>> Begin

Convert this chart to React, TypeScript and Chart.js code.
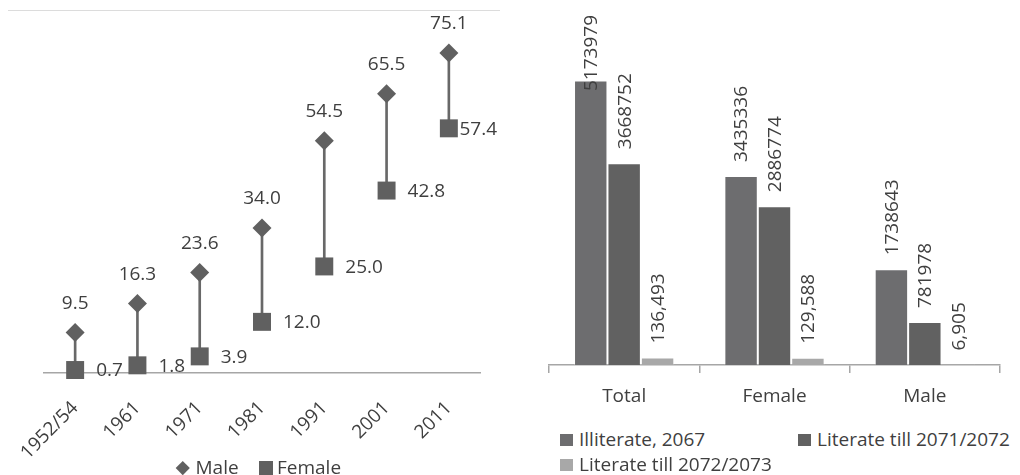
import React, { useEffect, useRef } from "react";
import { Chart, registerables } from "chart.js";

Chart.register(...registerables);

// Literacy rate by census year (%)
const censusYears = ["1952/54", "1961", "1971", "1981", "1991", "2001", "2011"];
const maleRates = [9.5, 16.3, 23.6, 34.0, 54.5, 65.5, 75.1];
const femaleRates = [0.7, 1.8, 3.9, 12.0, 25.0, 42.8, 57.4];
const rateSeriesNames = ["Male", "Female"];

// Literacy campaign counts
const groups = ["Total", "Female", "Male"];
const illiterate2067 = [5173979, 3435336, 1738643];
const literate2072 = [3668752, 2886774, 781978];
const literate2073 = [136493, 129588, 6905];
const countSeriesNames = ["Illiterate, 2067", "Literate till 2071/2072", "Literate till 2072/2073"];
const countUsesSeparators = [false, false, true];

const FONT_FAMILY = "'Open Sans', sans-serif";
const FONT_SIZE = 19;
const TEXT = "#3f3f3f";
const MARK = "#606060";
const AXIS = "#a6a6a6";
const BAR_COLORS = ["#6d6d6f", "#616161", "#a8a8a8"];

const RATE_CANVAS_H = 475;
const RATE_AXIS_Y = 373;
const COUNT_CANVAS_H = 420;
const COUNT_AXIS_Y = 365;

// Value labels for the dumbbell chart: male above the diamond, female right of the square
const rateLabelPlugin = {
  id: "rateLabels",
  afterDatasetsDraw(chart: any) {
    const ctx = chart.ctx;
    ctx.save();
    ctx.font = `${FONT_SIZE}px ${FONT_FAMILY}`;
    ctx.fillStyle = TEXT;
    ctx.textBaseline = "middle";
    chart.data.datasets.forEach((ds: any, di: number) => {
      if (!ds.valueLabel) return;
      const meta = chart.getDatasetMeta(di);
      meta.data.forEach((el: any, i: number) => {
        const text = Number(ds.data[i]).toFixed(1);
        if (ds.valueLabel === "above") {
          ctx.textAlign = "center";
          ctx.fillText(text, el.x, el.y - 29);
        } else {
          const w = ctx.measureText(text).width;
          let x = el.x + 21;
          if (x + w > chart.width - 3) x = chart.width - 3 - w;
          ctx.textAlign = "left";
          ctx.fillText(text, x, el.y + 1);
        }
      });
    });
    ctx.restore();
  },
};

// Vertical value labels above each bar, kept inside the canvas
const barLabelPlugin = {
  id: "barLabels",
  afterDatasetsDraw(chart: any) {
    const ctx = chart.ctx;
    ctx.save();
    ctx.font = `${FONT_SIZE}px ${FONT_FAMILY}`;
    ctx.fillStyle = TEXT;
    ctx.textBaseline = "middle";
    ctx.textAlign = "left";
    chart.data.datasets.forEach((ds: any, di: number) => {
      const meta = chart.getDatasetMeta(di);
      meta.data.forEach((el: any, i: number) => {
        const v = ds.data[i] as number;
        const text = countUsesSeparators[di] ? v.toLocaleString("en-US") : String(v);
        const w = ctx.measureText(text).width;
        let start = el.y - 14;
        if (start - w < 15) start = 15 + w;
        ctx.save();
        ctx.translate(el.x + 1, start);
        ctx.rotate(-Math.PI / 2);
        ctx.fillText(text, 0, 0);
        ctx.restore();
      });
    });
    ctx.restore();
  },
};

function RateChart() {
  const ref = useRef<HTMLCanvasElement>(null);
  useEffect(() => {
    const chart = new Chart(ref.current!, {
      type: "bar",
      data: {
        labels: censusYears,
        datasets: [
          {
            type: "bar",
            label: "gap",
            data: censusYears.map((_, i) => [femaleRates[i], maleRates[i]]) as any,
            backgroundColor: "#686868",
            barThickness: 2,
            order: 3,
          },
          {
            type: "line",
            label: rateSeriesNames[0],
            data: maleRates,
            showLine: false,
            pointStyle: "rectRot",
            pointRadius: 9.5,
            pointBackgroundColor: MARK,
            pointBorderWidth: 0,
            clip: false,
            order: 1,
            valueLabel: "above",
          } as any,
          {
            type: "line",
            label: rateSeriesNames[1],
            data: femaleRates,
            showLine: false,
            pointStyle: "rect",
            pointRadius: 12.7,
            pointBackgroundColor: MARK,
            pointBorderWidth: 0,
            clip: false,
            order: 2,
            valueLabel: "right",
          } as any,
        ],
      },
      options: {
        animation: false,
        responsive: false,
        events: [],
        layout: { padding: { left: 44, right: 20, top: 32, bottom: 0 } },
        scales: {
          x: {
            offset: true,
            grid: { display: false },
            border: { display: true, color: AXIS, width: 1.5 },
            ticks: {
              minRotation: 45,
              maxRotation: 45,
              color: TEXT,
              padding: 16,
              font: { family: FONT_FAMILY, size: FONT_SIZE },
            },
            afterFit: (s: any) => {
              s.height = RATE_CANVAS_H - RATE_AXIS_Y;
            },
          },
          y: { display: false, min: 0, max: 80 },
        },
        plugins: {
          tooltip: { enabled: false },
          legend: { display: false },
        },
      },
      plugins: [rateLabelPlugin],
    });
    return () => chart.destroy();
  }, []);
  return (
    <canvas
      ref={ref}
      width={500}
      height={RATE_CANVAS_H}
      style={{ position: "absolute", left: 0, top: 0, width: 500, height: RATE_CANVAS_H }}
    />
  );
}

function CountChart() {
  const ref = useRef<HTMLCanvasElement>(null);
  useEffect(() => {
    const series = [illiterate2067, literate2072, literate2073];
    const chart = new Chart(ref.current!, {
      type: "bar",
      data: {
        labels: groups,
        datasets: series.map((d, i) => ({
          label: countSeriesNames[i],
          data: d,
          backgroundColor: BAR_COLORS[i],
          borderColor: "rgba(255,255,255,0.25)",
          borderWidth: 1,
          barPercentage: 1,
          categoryPercentage: 0.667,
        })),
      },
      options: {
        animation: false,
        responsive: false,
        events: [],
        layout: { padding: { left: 39, right: 20, top: 35, bottom: 0 } },
        scales: {
          x: {
            grid: {
              display: true,
              drawOnChartArea: false,
              drawTicks: true,
              tickLength: 8,
              color: AXIS,
              lineWidth: 1.5,
            },
            border: { display: true, color: AXIS, width: 1.5 },
            ticks: {
              color: TEXT,
              padding: 12,
              font: { family: FONT_FAMILY, size: FONT_SIZE },
            },
            afterFit: (s: any) => {
              s.height = COUNT_CANVAS_H - COUNT_AXIS_Y;
            },
          },
          y: { display: false, min: 0, max: 6000000 },
        },
        plugins: {
          tooltip: { enabled: false },
          legend: { display: false },
        },
      },
      plugins: [barLabelPlugin],
    });
    return () => chart.destroy();
  }, []);
  return (
    <canvas
      ref={ref}
      width={510}
      height={COUNT_CANVAS_H}
      style={{ position: "absolute", left: 510, top: 0, width: 510, height: COUNT_CANVAS_H }}
    />
  );
}

const legendText: React.CSSProperties = {
  position: "absolute",
  height: 25,
  lineHeight: "25px",
  display: "flex",
  alignItems: "center",
  whiteSpace: "nowrap",
  fontFamily: FONT_FAMILY,
  fontSize: FONT_SIZE,
  color: TEXT,
};

function RateLegend() {
  return (
    <>
      <div style={{ ...legendText, left: 176, top: 455 }}>
        <span
          style={{
            display: "inline-block",
            width: 9.5,
            height: 9.5,
            background: MARK,
            transform: "rotate(45deg)",
            margin: "0 8px 0 2px",
          }}
        />
        {rateSeriesNames[0]}
      </div>
      <div style={{ ...legendText, left: 259, top: 455 }}>
        <span style={{ display: "inline-block", width: 14, height: 14, background: MARK, marginRight: 4 }} />
        {rateSeriesNames[1]}
      </div>
    </>
  );
}

function CountLegend() {
  const item = (i: number, left: number, top: number) => (
    <div key={i} style={{ ...legendText, left, top }}>
      <span style={{ display: "inline-block", width: 13, height: 12, background: BAR_COLORS[i], marginRight: 6 }} />
      {countSeriesNames[i]}
    </div>
  );
  return (
    <>
      {item(0, 560, 427)}
      {item(1, 798, 427)}
      {item(2, 560, 452)}
    </>
  );
}

export default function App() {
  return (
    <div
      style={{
        position: "fixed",
        left: 0,
        top: 0,
        width: 1020,
        height: 475,
        overflow: "hidden",
        background: "#ffffff",
      }}
    >
      <div style={{ position: "absolute", left: 8, top: 10, width: 492, height: 1, background: "#dcdcdc" }} />
      <RateChart />
      <CountChart />
      <RateLegend />
      <CountLegend />
    </div>
  );
}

>> End

▸ **EXERCISE DETAILS**
With all pictures left out, please transcribe exactly the lines from the start of the material through the line with "const COUNT_AXIS_Y = 365;".

▸ **RESPONSE FOR THIS EXERCISE**
Convert this chart to React, TypeScript and Chart.js code.
import React, { useEffect, useRef } from "react";
import { Chart, registerables } from "chart.js";

Chart.register(...registerables);

// Literacy rate by census year (%)
const censusYears = ["1952/54", "1961", "1971", "1981", "1991", "2001", "2011"];
const maleRates = [9.5, 16.3, 23.6, 34.0, 54.5, 65.5, 75.1];
const femaleRates = [0.7, 1.8, 3.9, 12.0, 25.0, 42.8, 57.4];
const rateSeriesNames = ["Male", "Female"];

// Literacy campaign counts
const groups = ["Total", "Female", "Male"];
const illiterate2067 = [5173979, 3435336, 1738643];
const literate2072 = [3668752, 2886774, 781978];
const literate2073 = [136493, 129588, 6905];
const countSeriesNames = ["Illiterate, 2067", "Literate till 2071/2072", "Literate till 2072/2073"];
const countUsesSeparators = [false, false, true];

const FONT_FAMILY = "'Open Sans', sans-serif";
const FONT_SIZE = 19;
const TEXT = "#3f3f3f";
const MARK = "#606060";
const AXIS = "#a6a6a6";
const BAR_COLORS = ["#6d6d6f", "#616161", "#a8a8a8"];

const RATE_CANVAS_H = 475;
const RATE_AXIS_Y = 373;
const COUNT_CANVAS_H = 420;
const COUNT_AXIS_Y = 365;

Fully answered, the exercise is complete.